Step 2: Leverage Established Connections

Now that you’re thinking about your users, site visitors or potential customers, start thinking about other people who might want to know about this information and decide how you can let them know that this new information is available. You might use social media channels to spread the word. You could reach out to thought leaders in the space to ask them for feedback. You might even consider writing about the topic on someone else’s site. You might even spread the world through real-world interactions, perhaps through in-person meetings or phone conversations (I know, that sounds crazy).

The point is: you should leverage off of existing connections to increase awareness.

Step 3: Stop the Tactics

I’m not suggestion you quit using title attributes in your anchor tags, or properly labeling images with alt attributes. I’m not suggesting that you shouldn’t maintain a clean site structure with pertinent internal links. All of those things are going to be helpful to your site users and will send clear signals to them on how they can interact with your site.

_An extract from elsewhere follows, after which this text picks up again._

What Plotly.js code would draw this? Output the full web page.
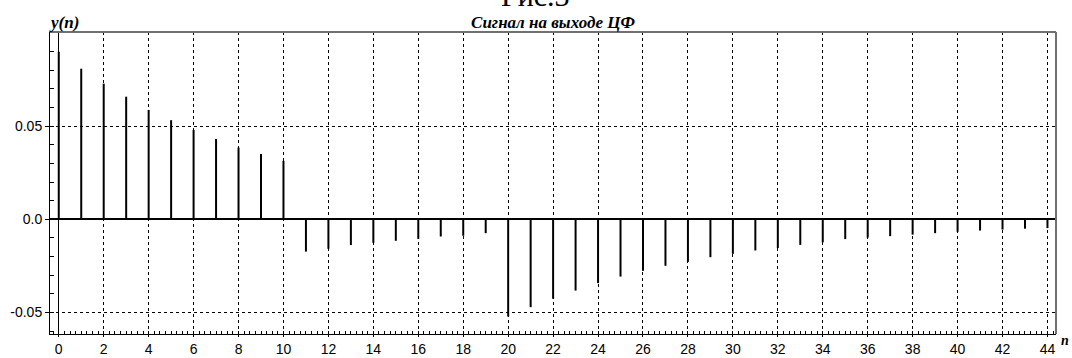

What I am saying is that you should quit using a keyword a dozen times on a page as anchor text for a link pointing to another page on your site. I am saying you should quit posting pointless comments on other people’s sites for the link back to yours. I am saying you should stop posting bogus content on bogus sites just hoping you’ll get a worthless link back from the bottom of the article.

These tactics don’t attract real, interested visitors, and now they won’t attract the search engines.

A New Form of Optimization

Search engine optimization is becoming a thing of the past in the sense that people should no longer try to optimize for search engines but should instead optimize for users.

This will become more and more prevalent as the search engines refine their algorithms to detect quality more closely to the way humans recognize quality. Eventually, marketers, webmasters and site owners will ignore the search engines in favor of optimizing for users.

A paradigm shift is in order. Web user optimization is the way to go, forget search engine optimization.